London: Following are five big themes likely to dominate thinking of investors and traders in the coming week and the Reuters stories related to them.
1/ SUPER THURSDAY
It’s “Super Thursday” for the Bank of England next week when it decides on interest rates, publishes minutes from its last meeting, and issues its quarterly Inflation Report. No move on rates is expected this time around – that could come in May – so all eyes will be on the inflation and growth outlook.
The global economy is booming, though Britain is the clear laggard among major economies thanks to Brexit. But UK bond yields are being caught up in the global push higher, hitting a pre-Brexit vote peak this week of 1.59 percent.
The one big difference since the last “Super Thursday” in November when the Bank raised rates and even its last meeting in December is sterling. The pound hit $1.43 recently, well up from $1.32 in November and $1.34 in December, and close to its pre-Brexit level of $1.48. How will sterling’s resurgence, as well as oil prices and global growth, factor into the BoE’s outlook?
2/ COOLING OFF DOWN UNDER
Hot housing markets losing steam, inflation below expectations and stronger currencies will provide food for thought to Australian and New Zealand central bankers at policy meetings on Tuesday and Wednesday. Interest rate hike expectations may be pushed further down the road.
Meanwhile, it’s the monthly China data dump, with the latest consumer and producer price inflation, trade, service sector activity and FX reserves figures all due for release. Inflation is expected to slow, giving the PBOC some breathing space. Given the rise in protectionist rhetoric and indeed, action, coming out of Washington, close attention will be paid to China’s trade surplus with the United States.
3/ WHAM, BAM, THANK YOU UNCLE SAM
The U.S. trade deficit is expected to grow when data for December is released Tuesday. Analysts predict the deficit to widen to $51.7 billion from November’s $50.5 billion.
While the weak dollar would typically help boost U.S. exports, strong domestic demand is delivering record imports. This coincides with increased trade growth and accelerating economic growth elsewhere.
Markets will watch out for U.S. retail sales due later in the month, which have grown every month since July. The positive trend along with rising consumer confidence will likely contribute to the bulging deficit as importers look to stock shelves.
Meanwhile U.S. politics could throw a spanner in the market works. Another government shutdown is looming, with approved funding due to run out on Thursday.
4/ MIND THE GAP
As company results roll in, a gap has opened between earnings growth expectations for European and U.S. equities. While the weak dollar has bruised some European companies with high U.S. exposure, firms across the pond have seen their earnings revised up thanks in part to Washington’s tax overhaul.

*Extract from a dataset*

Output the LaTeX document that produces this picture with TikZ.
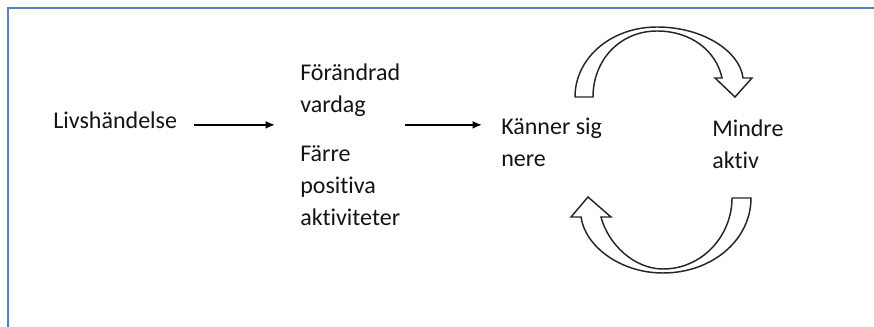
\documentclass[tikz,border=0pt]{standalone}
\usepackage{fontspec}
\setmainfont{Carlito}[Ligatures={NoCommon}]
\usetikzlibrary{arrows.meta}
\definecolor{frameblue}{RGB}{84,130,190}
\definecolor{txt}{RGB}{20,20,20}
\tikzset{
  lbl/.style={anchor=north west, inner sep=0pt, align=left, text=txt,
    font=\fontsize{18}{24}\selectfont},
  arr/.style={line width=1.6pt, -{Latex[length=7pt,width=6pt]}},
  bent/.style={draw=black!85, line width=1.1pt, fill=white, line join=miter},
}
\begin{document}
\begin{tikzpicture}[x=0.75pt,y=-0.75pt]
\useasboundingbox (0,0) rectangle (874,327);
\draw[frameblue, line width=1.6pt] (8,327) -- (8,8) -- (874,8);

% top of node = first baseline - 22.4px (strut height 16.8pt)
\node[lbl] (liv) at (53,105.6) {\strut Livshändelse};
\node[lbl] (forv) at (300,57.6) {\strut Förändrad\\vardag};
\node[lbl] (farre) at (300,138.6) {\strut Färre\\positiva\\aktiviteter};
\node[lbl] (kan) at (501,111.6) {\strut Känner sig\\nere};
\node[lbl] (mind) at (712,113.6) {\strut Mindre\\aktiv};

\coordinate (a1s) at ([xshift=17*0.75pt, yshift=-3*0.75pt]liv.east);
\draw[arr] (a1s) -- ([xshift=-25*0.75pt]a1s -| forv.west);
\coordinate (a2s) at ([xshift=5*0.75pt]a1s -| farre.east);
\draw[arr] (a2s) -- ([xshift=-19*0.75pt]a2s -| kan.west);

% top curved arrow
\draw[bent] (575,97) .. controls (575,58) and (611,27) .. (657,27)
  .. controls (704,27) and (740,52) .. (743,78)
  -- (752,78) -- (735,97) -- (715,78) -- (722,78)
  .. controls (716,50) and (690,31) .. (657,31)
  .. controls (620,31) and (593,60) .. (593,97) -- cycle;

% bottom curved arrow
\draw[bent] (751,198) .. controls (751,240) and (712,273) .. (663,273)
  .. controls (620,273) and (585,246) .. (581,217)
  -- (571,217) -- (588,197) -- (611,217) -- (601,217)
  .. controls (608,244) and (634,269) .. (663,269)
  .. controls (702,269) and (732,236) .. (732,198) -- cycle;
\end{tikzpicture}
\end{document}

A slew of results will keep investors on their toes, with oil majors BP and Total , banks including BNP Paribas and UniCredit as well as drugmakers GSK and Sanofi slated to push out numbers.
The lag in earnings expectations could make European shares more vulnerable to a potential pullback. European stocks just had their worst week in more than a year, though surging U.S. bond yields helped put Wall Street on course for its worst week in two years.
But European sentiment could be bolstered by attractive valuations. Europe’s stocks are 9 percent cheaper than average relative to U.S. peers, according to Morgan Stanley, which has a maximum overweight in European equities.
5/ TAKING A HIKE
It’s a busy week for emerging market central banks with rate-setting meetings from Asia to Latin America and all points in between.
In Russia a small rate cut could be on the cards as annual inflation has slid below the bank’s target of 4 percent. Russia’s central bank governor has already said the bank may cut rates faster than expected.
But other central banks are still keeping a watchful eye on inflation, with Mexico expected to raise rates from the current near nine-year high of 7.25 percent. Romania could also hike again after its January increase – its first in a decade.
Meanwhile the Reserve Bank of India is expected to hold rates at 6 percent for now but India’s expansionary budget, which raises spending for rural areas, could prompt the bank to toughen its tone.